Submitted by: Ministry of Energy and Mines
Implemented country: Eritrea
Title: A New Tandoor Stove Helps Keep Kitchens Clean
Energy plays an important role in improving the living quality for poorer parts of the population. Still, 1.6 billion people have no access to electric power and are, for example, forced to use fuel wood for cooking on an open fire. In Eritrea, located in north-eastern Africa, locals mostly use so-called tandoor ovens, which are special baking stoves that use wood, dung, and cereal residues for heating. They are big cylindrical containers made of clay. Before cooking, these stoves are lowered into the ground and fuel is ignited and the stove is preheated for two hours until it gets blazing hot. These traditional stoves are harmful to people’s health because they don’t have a smoke vent. Especially mothers and younger children suffer from eye and respiratory problems.
Debesai Ghebrehiwet is very familiar with these inefficient stoves and the smoke-blackened kitchens of his Eritrean home. He is a specialist for renewable energies and director of the Energy Research Center in Asmara. In cooperation with the Eritrean energy and agriculture ministry he developed a new and highly-efficient stove design. Thanks to improved ventilation, a two-chamber system, and a smoke vent, fuel wood consumption was reduced by 56 per cent after introduction of these new and energy-efficient stoves. Up to 3.8 tons of CO2 per household can be saved, and as women and children have to spend less time gathering fuel wood, they have more time for other activities. Another benefit is a reduction in health hazards.

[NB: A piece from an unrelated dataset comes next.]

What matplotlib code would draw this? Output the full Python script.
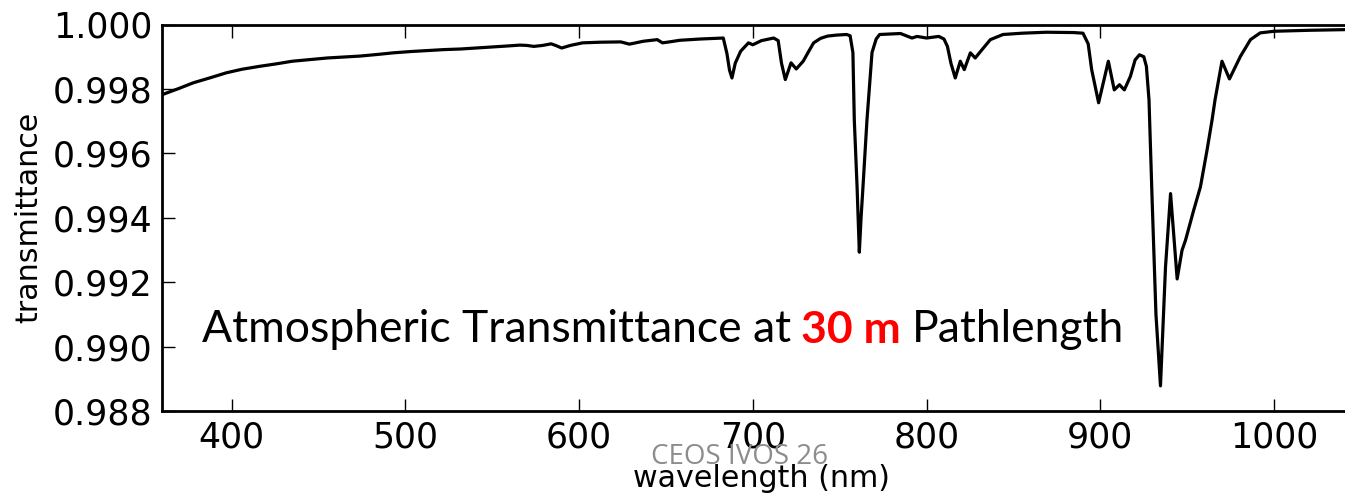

Debesai made sure that the design of the new stove closely resembled that of traditional tandoor models. With a very little instruction, these stoves can even be assembled by Eritrean women themselves. The handling itself is not much different from conventional ovens, which made it easy for the local population to accept the new tandoor stoves. Debesai’s project, which has been implemented in a number of villages, has provided more than 400 families, that is, 2,125 individuals, with a new home-made stove. Debesai Ghebrehiwet is very proud of his improved stoves as well as of the fact that he has been able to help so many Eritrean families. Still, he would like to provide support to other families in other countries as well.
“Save the poor and the world – and you as well as the world will be saved.”